-- begin Data supplied --
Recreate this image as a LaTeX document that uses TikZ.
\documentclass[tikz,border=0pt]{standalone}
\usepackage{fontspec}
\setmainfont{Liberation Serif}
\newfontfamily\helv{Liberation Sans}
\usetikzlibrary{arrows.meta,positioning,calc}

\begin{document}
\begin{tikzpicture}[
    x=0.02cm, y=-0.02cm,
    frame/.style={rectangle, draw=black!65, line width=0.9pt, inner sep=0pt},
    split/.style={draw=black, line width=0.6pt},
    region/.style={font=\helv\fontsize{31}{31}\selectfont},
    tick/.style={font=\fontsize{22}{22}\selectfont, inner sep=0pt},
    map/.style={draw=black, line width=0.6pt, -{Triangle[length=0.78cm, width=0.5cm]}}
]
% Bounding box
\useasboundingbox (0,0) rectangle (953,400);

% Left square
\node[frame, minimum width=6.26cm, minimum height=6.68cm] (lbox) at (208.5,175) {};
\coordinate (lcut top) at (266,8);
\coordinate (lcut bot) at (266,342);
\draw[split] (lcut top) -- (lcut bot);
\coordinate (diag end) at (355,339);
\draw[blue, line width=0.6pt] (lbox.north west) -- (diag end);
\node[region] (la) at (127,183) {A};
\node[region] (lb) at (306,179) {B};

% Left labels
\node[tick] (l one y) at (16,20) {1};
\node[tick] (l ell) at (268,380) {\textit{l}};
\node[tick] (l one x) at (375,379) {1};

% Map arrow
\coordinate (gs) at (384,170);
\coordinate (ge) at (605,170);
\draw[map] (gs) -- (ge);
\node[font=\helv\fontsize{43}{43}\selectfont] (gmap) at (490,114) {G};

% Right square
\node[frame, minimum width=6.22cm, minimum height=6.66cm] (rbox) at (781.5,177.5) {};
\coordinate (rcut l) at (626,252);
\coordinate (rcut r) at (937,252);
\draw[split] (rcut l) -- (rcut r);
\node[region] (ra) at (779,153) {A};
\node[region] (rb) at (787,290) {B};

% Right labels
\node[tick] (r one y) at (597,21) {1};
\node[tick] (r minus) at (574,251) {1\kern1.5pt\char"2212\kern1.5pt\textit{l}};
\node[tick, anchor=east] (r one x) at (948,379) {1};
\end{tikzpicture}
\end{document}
-- end Data supplied --
-- begin Data supplied --
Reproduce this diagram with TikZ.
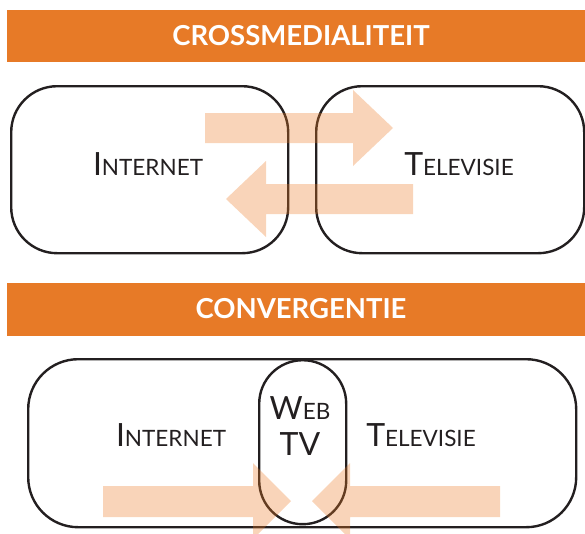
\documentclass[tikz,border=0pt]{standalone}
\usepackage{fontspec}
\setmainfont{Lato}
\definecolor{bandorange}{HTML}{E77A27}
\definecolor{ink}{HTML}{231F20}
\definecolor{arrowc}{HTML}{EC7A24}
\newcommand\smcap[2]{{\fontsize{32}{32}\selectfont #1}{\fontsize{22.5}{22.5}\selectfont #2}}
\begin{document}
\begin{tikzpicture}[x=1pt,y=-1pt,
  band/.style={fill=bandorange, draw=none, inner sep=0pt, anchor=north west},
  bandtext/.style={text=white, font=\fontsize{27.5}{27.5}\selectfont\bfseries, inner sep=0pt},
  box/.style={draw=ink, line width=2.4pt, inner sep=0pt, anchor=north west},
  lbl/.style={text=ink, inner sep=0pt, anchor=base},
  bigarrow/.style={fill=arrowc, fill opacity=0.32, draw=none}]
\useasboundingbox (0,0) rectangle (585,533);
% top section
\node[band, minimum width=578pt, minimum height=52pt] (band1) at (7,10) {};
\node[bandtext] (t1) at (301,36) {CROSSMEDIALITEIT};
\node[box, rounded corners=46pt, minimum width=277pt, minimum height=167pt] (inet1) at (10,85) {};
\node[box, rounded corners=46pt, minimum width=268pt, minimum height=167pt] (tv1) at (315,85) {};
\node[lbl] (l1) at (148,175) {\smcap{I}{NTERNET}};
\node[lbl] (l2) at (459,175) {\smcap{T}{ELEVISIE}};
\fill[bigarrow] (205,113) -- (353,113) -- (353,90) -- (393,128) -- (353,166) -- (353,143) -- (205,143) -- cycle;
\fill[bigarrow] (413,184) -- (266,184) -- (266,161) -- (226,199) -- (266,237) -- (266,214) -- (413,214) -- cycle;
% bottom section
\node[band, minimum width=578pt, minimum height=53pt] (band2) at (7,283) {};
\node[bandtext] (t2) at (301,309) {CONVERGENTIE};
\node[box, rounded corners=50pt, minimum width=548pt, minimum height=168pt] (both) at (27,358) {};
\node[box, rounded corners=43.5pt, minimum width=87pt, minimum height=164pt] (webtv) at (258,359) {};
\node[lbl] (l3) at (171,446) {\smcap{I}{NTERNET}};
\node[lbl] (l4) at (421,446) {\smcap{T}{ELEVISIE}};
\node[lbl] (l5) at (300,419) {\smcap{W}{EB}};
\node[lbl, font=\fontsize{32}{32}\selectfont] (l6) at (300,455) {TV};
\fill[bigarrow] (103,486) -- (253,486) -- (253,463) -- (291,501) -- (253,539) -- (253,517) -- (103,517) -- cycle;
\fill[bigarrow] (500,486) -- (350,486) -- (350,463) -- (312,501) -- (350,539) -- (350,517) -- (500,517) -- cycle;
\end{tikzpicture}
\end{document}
-- end Data supplied --
Start at the line with "Recreate this image" and stop after the line with "(0,0) rectangle (953,400);". Repeat exactly the lines in that range.

» **Result below**
Recreate this image as a LaTeX document that uses TikZ.
\documentclass[tikz,border=0pt]{standalone}
\usepackage{fontspec}
\setmainfont{Liberation Serif}
\newfontfamily\helv{Liberation Sans}
\usetikzlibrary{arrows.meta,positioning,calc}

\begin{document}
\begin{tikzpicture}[
    x=0.02cm, y=-0.02cm,
    frame/.style={rectangle, draw=black!65, line width=0.9pt, inner sep=0pt},
    split/.style={draw=black, line width=0.6pt},
    region/.style={font=\helv\fontsize{31}{31}\selectfont},
    tick/.style={font=\fontsize{22}{22}\selectfont, inner sep=0pt},
    map/.style={draw=black, line width=0.6pt, -{Triangle[length=0.78cm, width=0.5cm]}}
]
% Bounding box
\useasboundingbox (0,0) rectangle (953,400);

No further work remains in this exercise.